The second major theme to come out of the data analysis describes how the students’ stories became transformational teaching texts. At both the university and the high school, the students’ honest and articulate multicultural narratives provided dynamic course material that captured the complexities of many multicultural issues. The data showed that through the formal and informal sharing of their personal stories, the students were more thoughtful about the complexity of identities. The students also developed new understandings of their own and others’ multicultural identities through the process. They also gained a critical consciousness about the connection between self-understanding and prejudice reduction.
Third, self-study is a multicultural pedagogy that promotes social perspective taking, tolerance, and understanding of diversity through personal transformation. As a result of the self-study journey, the authors and the students gained insight into the value of students and teachers sharing their authentic stories with one another.
The authors argue that through this collaboration, they identified tensions, different points of view, and dilemmas related to teaching. They became more comfortable addressing controversial topics and students’ resistance.
This collaborative process helped the authors reframe multiculturalism as the practice of seeing with new eyes.
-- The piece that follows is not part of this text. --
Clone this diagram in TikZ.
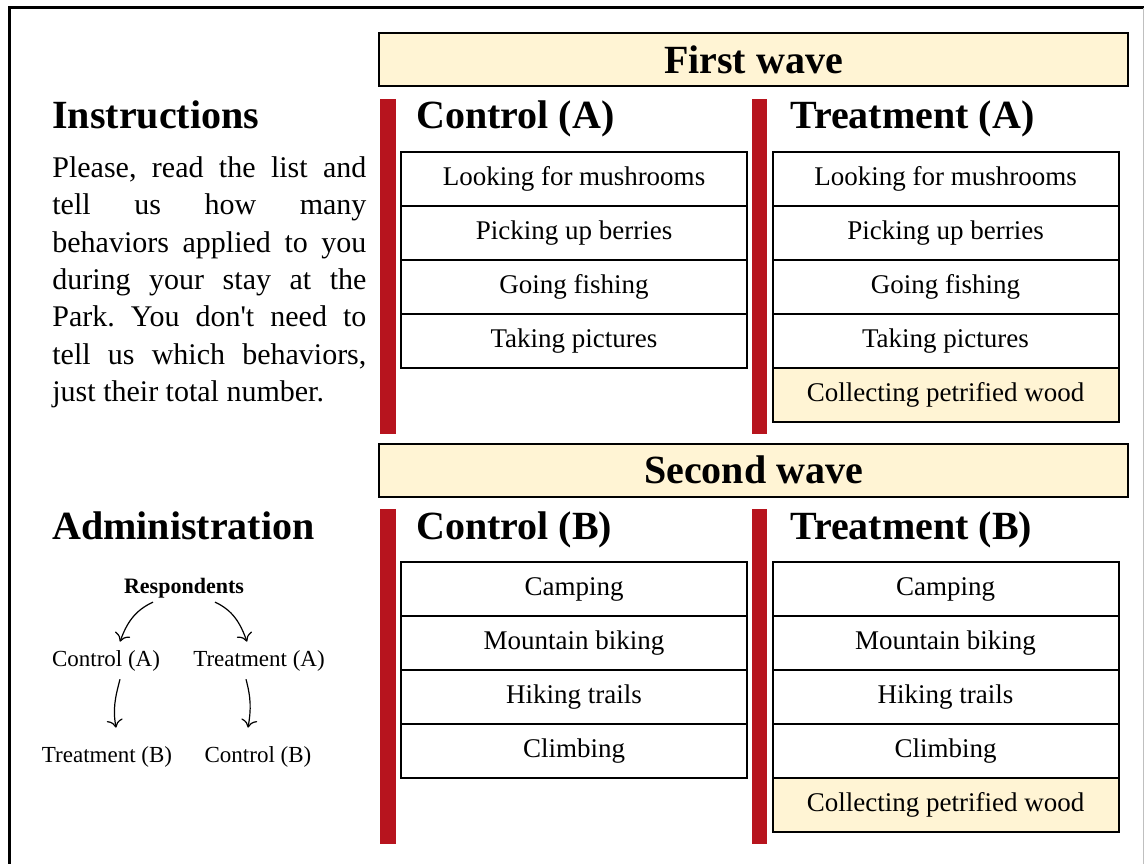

They learned how to work together to tackle overt acts of racism and to uncover and dismantle hidden forms of institutionalized discrimination. And collectively the authors and their students became more aware of the individual barriers that were keeping them from opening their minds and hearts to other points of view.
Using aspects of self-study in their multicultural classes helped the students frame and reframe their assumptions about others by realizing that issues of equity, prejudice, racial biases, ethnocentrism, and marginalization are right in their own classrooms. Such insights broadened their thinking in terms of how the authors need to confront their biases and help their students better understand themselves and others.
In addition, self-study helped the authors and their students develop the necessary texts for unpacking their previously held stereotypes and biases so that they all could arrive at new understandings about the complexity of their multicultural identities, and develop a critical consciousness about the connection between self-knowledge and prejudice reduction. For the preservice students, these authentic multicultural texts gave them an idea of the diversity they will likely encounter in their future classrooms. And in the high school setting, the students’ narratives opened up dialogue and facilitated the transformation of their school’s culture to a place characterized by empathy, tolerance, and peace.
Incorporating aspects of self-study in the authors' classrooms challenged them to think about multicultural education differently. Clearly, reflection and self-study in the context of multicultural education need to include fostering and developing the students’ and the teachers' own analytical ability so that collectively they are better equipped to navigate the complexities of their diverse world.